The IT world used to be neatly divided between software developers responsible for developing applications and operations staff responsible for running and maintaining the applications in production. But this division of labor did not work for the online life of digital natives. Specifically, early in Google’s corporate life, its new practice of constantly revising its software and continuously introducing new features, while at the same time maintaining high quality user experience, required a new approach. The solution was the creation of a new team, Site Reliability Engineering, applying the disciplines and practices of software engineering to managing IT operations and running production environments.

The marriage of software engineering with IT operations in the form of the new role of the Site Reliability Engineer spread quickly to other high-tech companies. But about ten years ago, the concept was taken a step further in the form of the new DevOps movement. As all businesses are becoming digital businesses, they are also adopting the practice of Agile software development, continuously revising their software applications. They also need to answer the new requirements of employees, customers, and partners expecting an always-on, secure, and reliable IT infrastructure.

Today, IT operations has become part of software development. For applications to be resilient and fault tolerant, they need to include constant monitoring, adaptability to large swings in load, and Web performance optimization. The DevOps team takes care of these new requirements, now at a growing number of organizations, of all sizes and in all industries. And they have an increasingly significant role in evaluating and recommending tools that ensure the new IT infrastructure is always humming, always performing.
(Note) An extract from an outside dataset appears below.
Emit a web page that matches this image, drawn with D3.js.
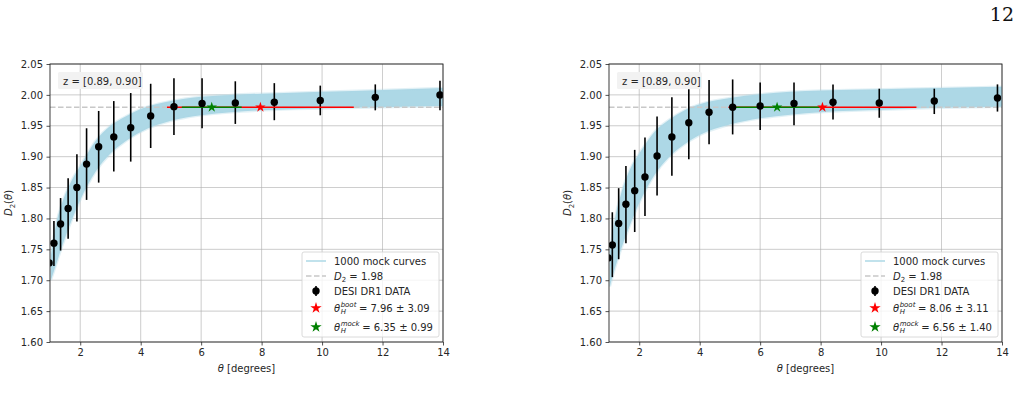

“DevOps is about accountability,” says Levy, “not just writing the code but also overseeing how the code is running in production.” The DevOps team is where business users now go to complain if they think there is a problem with how the application is working. This new development in the IT market has created an opportunity for Logz (and many other startups) to address a new influential group that can give them an entry into the business.

“We launched the product in October 2015, we have raised $24 million to date, and now there are more than 1000 companies in 80 different countries that use Logz every day,” says Levy. While he describes the product as a “DevOps solution,” there are a number of different uses for it in addition to application monitoring, including business intelligence, compliance, and security, the latter now accounting for 20% of revenues. For example, Rent-A-Center has reported that Cognitive Insights helped it detect potential security threats before they impact its customers. And Logz helped Dyn quickly respond to and mitigate the unprecedented DDoS attacks it recently experienced, attacks that temporarily shut down or slowed many popular websites.

Other brand names Logz.io counts among its customers include British Airways, CNN, Electronic Arts, and Oracle. Sitting at the confluence of the latest technology trends and being propelled by a rising group of IT influencers is a proven recipe for startup success.